What to work on: Repeat the material exactly from its first line to the line that includes "return (H - B - y) / PLOT_H". Skip pictures.

Data section:

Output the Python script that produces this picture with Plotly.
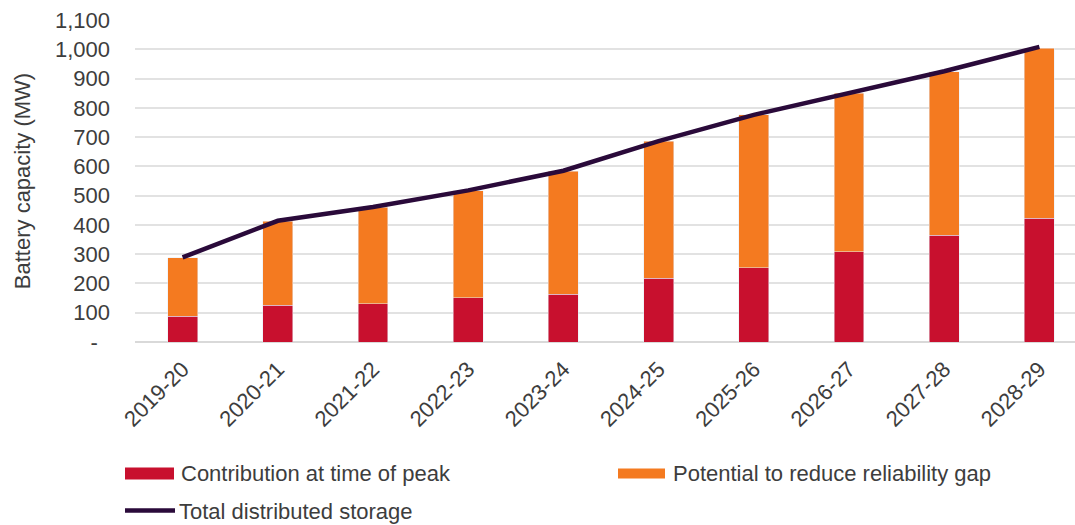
import plotly.graph_objects as go

# Financial years on the category axis
years = ["2019-20", "2020-21", "2021-22", "2022-23", "2023-24",
         "2024-25", "2025-26", "2026-27", "2027-28", "2028-29"]

# Battery capacity (MW)
contribution_at_peak = [88, 125, 131, 152, 163, 217, 254, 308, 365, 422]
reliability_gap_potential = [199, 288, 330, 365, 421, 468, 522, 542, 559, 582]
total_distributed = [289, 414, 461, 518, 585, 686, 776, 851, 925, 1008]

# Y-axis ticks
y_tick_values = [0, 100, 200, 300, 400, 500, 600, 700, 800, 900, 1000, 1100]
y_tick_labels = ["-\u00a0\u00a0", "100", "200", "300", "400", "500", "600",
                 "700", "800", "900", "1,000", "1,100"]

RED = "#c8102e"
ORANGE = "#f47a20"
PURPLE = "#2a0a3a"
TEXT = "#3d3d3d"
GRID = "#e2e2e2"
FONT = "Liberation Sans, Arial, sans-serif"

W, H = 1075, 525
L, R, T, B = 135, 0, 20, 183.3
PLOT_W = W - L - R
PLOT_H = H - T - B


def px(x):
    """Pixel x -> paper x."""
    return (x - L) / PLOT_W


def py(y):
    """Pixel y (from top) -> paper y."""
    return (H - B - y) / PLOT_H


fig = go.Figure()
fig.add_trace(go.Bar(x=years, y=contribution_at_peak, marker_color=RED,
                     name="Contribution at time of peak", showlegend=False))
fig.add_trace(go.Bar(x=years, y=reliability_gap_potential, marker_color=ORANGE,
                     name="Potential to reduce reliability gap", showlegend=False))
fig.add_trace(go.Scatter(x=years, y=total_distributed, mode="lines",
                         line=dict(color=PURPLE, width=4.5),
                         name="Total distributed storage", showlegend=False))

# Legend drawn as swatches + labels below the axis
shapes = [
    dict(type="rect", xref="paper", yref="paper",
         x0=px(125), x1=px(174), y0=py(479), y1=py(467),
         fillcolor=RED, line_width=0),
    dict(type="rect", xref="paper", yref="paper",
         x0=px(618), x1=px(665), y0=py(478), y1=py(468),
         fillcolor=ORANGE, line_width=0),
    dict(type="line", xref="paper", yref="paper",
         x0=px(125), x1=px(175), y0=py(510), y1=py(510),
         line=dict(color=PURPLE, width=4.5)),
]
annotations = [
    dict(text="Contribution at time of peak", x=px(179), y=py(473)),
    dict(text="Potential to reduce reliability gap", x=px(671), y=py(473)),
    dict(text="Total distributed storage", x=px(177), y=py(511)),
]
for a in annotations:
    a.update(xref="paper", yref="paper", xanchor="left", yanchor="middle",
             showarrow=False, font=dict(family=FONT, size=22, color=TEXT))

fig.update_layout(
    width=W, height=H,
    margin=dict(l=L, r=R, t=T, b=B, autoexpand=False),
    paper_bgcolor="white", plot_bgcolor="white",
    barmode="stack", bargap=0.685,
    font=dict(family=FONT, size=22, color=TEXT),
    shapes=shapes, annotations=annotations,
    showlegend=False,
)
fig.update_xaxes(
    range=[-0.5, -0.5 + PLOT_W / 95.2],
    tickangle=-45, showgrid=False, showline=False, zeroline=False,
    ticklabelstandoff=9,
    tickfont=dict(family=FONT, size=22, color=TEXT),
    automargin=False,
)
fig.update_yaxes(
    range=[0, 1100], tickvals=y_tick_values, ticktext=y_tick_labels,
    showgrid=True, gridcolor=GRID, gridwidth=1.5,
    zeroline=True, zerolinecolor="#d9d9d9", zerolinewidth=1.5,
    showline=False, ticklabelstandoff=24,
    tickfont=dict(family=FONT, size=22, color=TEXT),
    title=dict(text="Battery capacity (MW)", standoff=18,
               font=dict(family=FONT, size=22, color=TEXT)),
    automargin=False,
)

fig.write_html("out.html")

Exercise solution:
Output the Python script that produces this picture with Plotly.
import plotly.graph_objects as go

# Financial years on the category axis
years = ["2019-20", "2020-21", "2021-22", "2022-23", "2023-24",
         "2024-25", "2025-26", "2026-27", "2027-28", "2028-29"]

# Battery capacity (MW)
contribution_at_peak = [88, 125, 131, 152, 163, 217, 254, 308, 365, 422]
reliability_gap_potential = [199, 288, 330, 365, 421, 468, 522, 542, 559, 582]
total_distributed = [289, 414, 461, 518, 585, 686, 776, 851, 925, 1008]

# Y-axis ticks
y_tick_values = [0, 100, 200, 300, 400, 500, 600, 700, 800, 900, 1000, 1100]
y_tick_labels = ["-\u00a0\u00a0", "100", "200", "300", "400", "500", "600",
                 "700", "800", "900", "1,000", "1,100"]

RED = "#c8102e"
ORANGE = "#f47a20"
PURPLE = "#2a0a3a"
TEXT = "#3d3d3d"
GRID = "#e2e2e2"
FONT = "Liberation Sans, Arial, sans-serif"

W, H = 1075, 525
L, R, T, B = 135, 0, 20, 183.3
PLOT_W = W - L - R
PLOT_H = H - T - B


def px(x):
    """Pixel x -> paper x."""
    return (x - L) / PLOT_W


def py(y):
    """Pixel y (from top) -> paper y."""
    return (H - B - y) / PLOT_H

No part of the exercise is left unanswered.